US Supreme Court declines to hear 'racist juror' case

The US Supreme Court declined to hear the case of a black man sentenced to death by a jury that included a white man who made openly racist remarks

Washington (AFP) - The US Supreme Court on Monday declined to hear the case of a black man who was sentenced to death for murder by a jury which included a white man who made racist remarks.

Keith Tharpe is on death row at a prison in the southern state of Georgia after being convicted of the 1990 kidnapping and murder of his sister-in-law, Jaquelin Freeman.

Lawyers for Tharpe have been seeking to have the sentence thrown out on the grounds that one of the jurors who heard the case had shown racial bias.

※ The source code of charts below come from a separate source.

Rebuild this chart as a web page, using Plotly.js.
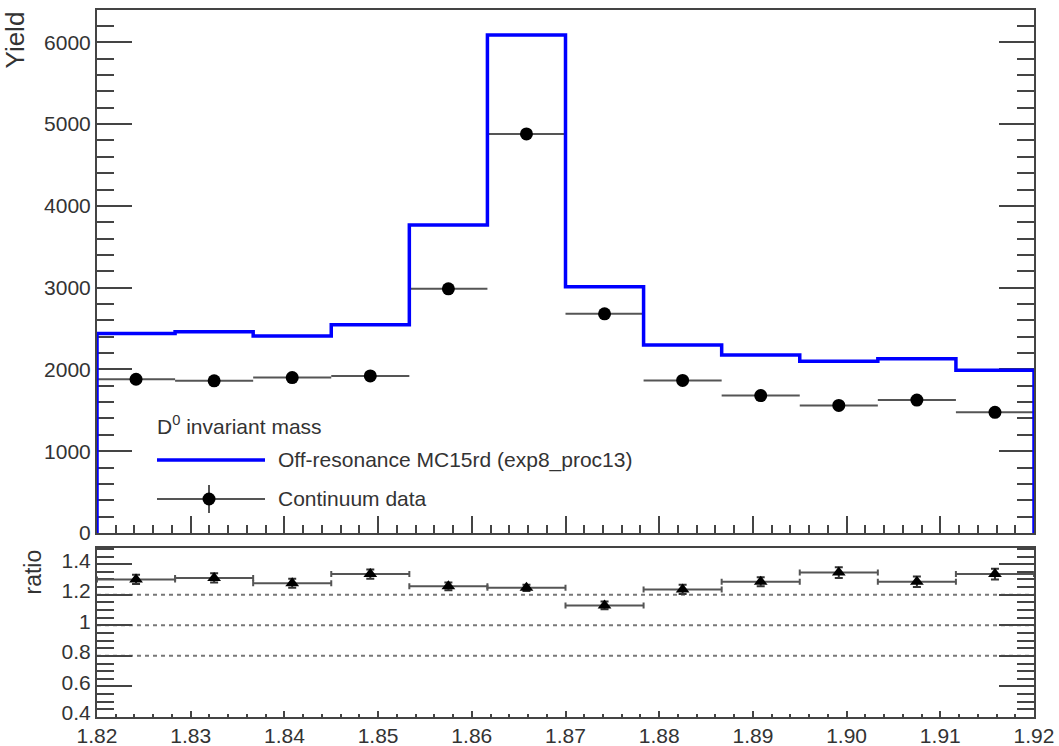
<!DOCTYPE html>
<html>
<head>
<meta charset="utf-8">
<script src="https://cdn.plot.ly/plotly-3.0.1.min.js"></script>
<style>
  html, body { margin: 0; padding: 0; background: #ffffff; }
  #chart { width: 1059px; height: 746px; }
</style>
</head>
<body>
<div id="chart"></div>
<script>
// ---- data ----
const binEdges   = [1.82, 1.828333, 1.836667, 1.845, 1.853333, 1.861667, 1.87, 1.878333, 1.886667, 1.895, 1.903333, 1.911667, 1.92];
const binCenters = [1.824167, 1.8325, 1.840833, 1.849167, 1.8575, 1.865833, 1.874167, 1.8825, 1.890833, 1.899167, 1.9075, 1.915833];
const halfWidth  = [0.004167, 0.004167, 0.004167, 0.004167, 0.004167, 0.004167, 0.004167, 0.004167, 0.004167, 0.004167, 0.004167, 0.004167];
const mcYield    = [2440, 2460, 2410, 2545, 3765, 6090, 3010, 2300, 2175, 2100, 2130, 1990];
const dataYield  = [1880, 1860, 1900, 1920, 2985, 4880, 2680, 1865, 1680, 1560, 1625, 1475];
const ratioVals  = [1.30, 1.31, 1.275, 1.335, 1.255, 1.245, 1.13, 1.235, 1.285, 1.345, 1.285, 1.335];
const ratioErr   = [0.03, 0.03, 0.03, 0.03, 0.025, 0.02, 0.025, 0.03, 0.03, 0.035, 0.035, 0.035];
const refLines   = [0.8, 1.0, 1.2];
const xTickVals  = [1.82, 1.83, 1.84, 1.85, 1.86, 1.87, 1.88, 1.89, 1.90, 1.91, 1.92];
const rTickVals  = [0.4, 0.6, 0.8, 1.0, 1.2, 1.4];
const rTickText  = ['0.4', '0.6', '0.8', '1', '1.2', '1.4'];

const legendHeader = 'D<sup>0</sup> invariant mass';
const mcName   = 'Off-resonance MC15rd (exp8_proc13)';
const dataName = 'Continuum data';

// histogram outline (step), starting and ending at zero like ROOT
const stepX = [binEdges[0]].concat(binEdges.slice(0, 12), [binEdges[12], binEdges[12]]);
const stepY = [0].concat(mcYield, [mcYield[11], 0]);

const FONT = 'Liberation Sans, Arial, Helvetica, sans-serif';
const TXT = '#333333';
const AX = '#444444';

const traces = [
  {
    type: 'scatter', mode: 'markers', name: dataName,
    x: binCenters, y: dataYield, xaxis: 'x', yaxis: 'y',
    marker: { symbol: 'circle', size: 13, color: '#000000' },
    error_x: { type: 'data', array: halfWidth, visible: true, color: '#555555', thickness: 2, width: 0 },
    showlegend: false, hoverinfo: 'x+y'
  },
  {
    type: 'scatter', mode: 'lines', name: mcName,
    x: stepX, y: stepY, xaxis: 'x', yaxis: 'y',
    line: { shape: 'hv', color: '#0000ff', width: 3.5 },
    showlegend: false, hoverinfo: 'x+y'
  },
  {
    type: 'scatter', mode: 'markers', name: 'ratio',
    x: binCenters, y: ratioVals, xaxis: 'x2', yaxis: 'y2',
    marker: { symbol: 'triangle-up', size: 12, color: '#000000' },
    error_x: { type: 'data', array: halfWidth, visible: true, color: '#555555', thickness: 2, width: 3 },
    error_y: { type: 'data', array: ratioErr, visible: true, color: '#333333', thickness: 2, width: 4 },
    showlegend: false, hoverinfo: 'x+y'
  }
];

const shapes = [];
refLines.forEach(v => shapes.push({
  type: 'line', xref: 'x2 domain', yref: 'y2', x0: 0, x1: 1, y0: v, y1: v,
  line: { color: '#777777', width: 2, dash: '4px,4px' }, layer: 'below'
}));

// legend drawn by hand (ROOT-style long samples)
function px(xp) { return (xp - 97) / 937; }
function py(yp) { return (717 - yp) / 707; }
shapes.push({ type: 'line', xref: 'paper', yref: 'paper', x0: px(157), x1: px(265), y0: py(460), y1: py(460),
  line: { color: '#0000ff', width: 3.5 } });
shapes.push({ type: 'line', xref: 'paper', yref: 'paper', x0: px(157), x1: px(265), y0: py(499), y1: py(499),
  line: { color: '#555555', width: 2 } });
shapes.push({ type: 'line', xref: 'paper', yref: 'paper', x0: px(209), x1: px(209), y0: py(485), y1: py(513),
  line: { color: '#555555', width: 2 } });
shapes.push({ type: 'circle', xref: 'paper', yref: 'paper', x0: px(202.5), x1: px(215.5), y0: py(492.5), y1: py(505.5),
  fillcolor: '#000000', line: { color: '#000000', width: 0 } });

const annotations = [
  { text: legendHeader, xref: 'paper', yref: 'paper', x: px(155), y: py(425), xanchor: 'left', yanchor: 'middle',
    showarrow: false, font: { family: FONT, size: 21, color: TXT } },
  { text: mcName, xref: 'paper', yref: 'paper', x: px(276), y: py(460), xanchor: 'left', yanchor: 'middle',
    showarrow: false, font: { family: FONT, size: 21, color: TXT } },
  { text: dataName, xref: 'paper', yref: 'paper', x: px(276), y: py(498), xanchor: 'left', yanchor: 'middle',
    showarrow: false, font: { family: FONT, size: 21, color: TXT } },
  { text: 'Yield', xref: 'paper', yref: 'paper', x: px(14), y: 1.0, xanchor: 'center', yanchor: 'top',
    textangle: -90, showarrow: false, font: { family: FONT, size: 26, color: TXT } },
  { text: 'ratio', xref: 'paper', yref: 'paper', x: px(32), y: py(548), xanchor: 'center', yanchor: 'top',
    textangle: -90, showarrow: false, font: { family: FONT, size: 23, color: TXT } }
];

const layout = {
  width: 1059, height: 746,
  margin: { l: 97, r: 25, t: 10, b: 29 },
  paper_bgcolor: '#ffffff', plot_bgcolor: '#ffffff',
  showlegend: false,
  font: { family: FONT, color: TXT },
  xaxis: {
    domain: [0, 1], anchor: 'y', range: [1.82, 1.92], matches: 'x2',
    tickmode: 'array', tickvals: xTickVals, showticklabels: false,
    ticks: 'inside', ticklen: 17, tickwidth: 2, tickcolor: AX,
    minor: { dtick: 0.002, tick0: 1.82, ticks: 'inside', ticklen: 8, tickwidth: 2, tickcolor: AX },
    showline: true, linecolor: AX, linewidth: 2, mirror: true, showgrid: false, zeroline: false,
    layer: 'below traces'
  },
  yaxis: {
    domain: [0.2603, 1], anchor: 'x', range: [0, 6395],
    dtick: 1000, tick0: 0, ticks: 'inside', ticklen: 35, tickwidth: 2, tickcolor: AX,
    minor: { dtick: 200, ticks: 'inside', ticklen: 17, tickwidth: 2, tickcolor: AX },
    showline: true, linecolor: AX, linewidth: 2, mirror: 'ticks', showgrid: false, zeroline: false,
    tickfont: { family: FONT, size: 21, color: TXT }, layer: 'below traces'
  },
  xaxis2: {
    domain: [0, 1], anchor: 'y2', range: [1.82, 1.92],
    tickmode: 'array', tickvals: xTickVals, tickformat: '.2f',
    ticks: 'inside', ticklen: 6, tickwidth: 2, tickcolor: AX,
    minor: { dtick: 0.002, tick0: 1.82, ticks: 'inside', ticklen: 3, tickwidth: 2, tickcolor: AX },
    showline: true, linecolor: AX, linewidth: 2, mirror: true, showgrid: false, zeroline: false,
    ticklabelstandoff: -1,
    tickfont: { family: FONT, size: 21, color: TXT }, layer: 'below traces'
  },
  yaxis2: {
    domain: [0, 0.2395], anchor: 'x2', range: [0.4, 1.508],
    tickmode: 'array', tickvals: rTickVals, ticktext: rTickText,
    ticks: 'inside', ticklen: 35, tickwidth: 2, tickcolor: AX,
    minor: { dtick: 0.05, tick0: 0.4, ticks: 'inside', ticklen: 17, tickwidth: 2, tickcolor: AX },
    showline: true, linecolor: AX, linewidth: 2, mirror: 'ticks', showgrid: false, zeroline: false,
    ticklabelshift: -4,
    tickfont: { family: FONT, size: 21, color: TXT }, layer: 'below traces'
  },
  shapes: shapes,
  annotations: annotations
};

Plotly.newPlot('chart', traces, layout, { staticPlot: true, displayModeBar: false });
</script>
</body>
</html>
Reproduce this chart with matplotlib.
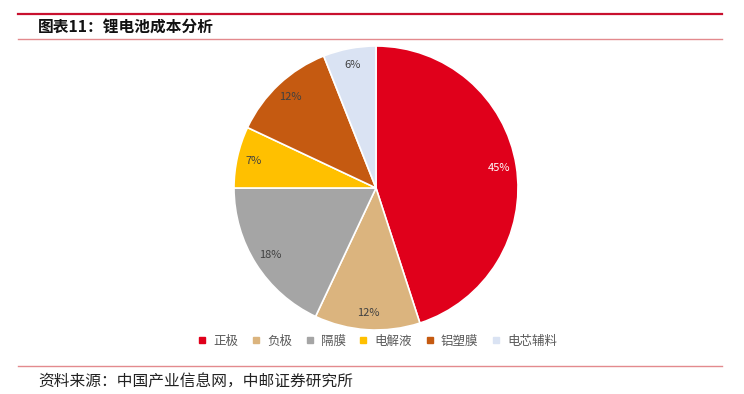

Juror Barney Gattie, who has since died, used racial slurs in an interview seven years after Tharpe's 1991 conviction and said he "wondered if black people even have souls."

The Supreme Court issued a last-minute stay of execution to Tharpe in September 2017 but it declined on Monday to hear his claim of juror bias.

The nation's highest court did not give its reasoning for refusing to hear the case.

Justice Sonia Sotomayor cited procedural questions in agreeing with the decision not to hear Tharpe's case although she said it had "uncovered truly striking evidence of juror bias."

"That evil often presents itself far more subtly than it has here," Sotomayor said, adding that eliminating racial prejudice from the administration of justice is "far from done."

Marcia Widder, a lawyer for Tharpe, condemned the decision.

"Allowing Mr. Tharpe's death sentence to stand is an affront to the fairness and decency to which we, as a society, should aspire," Widder said.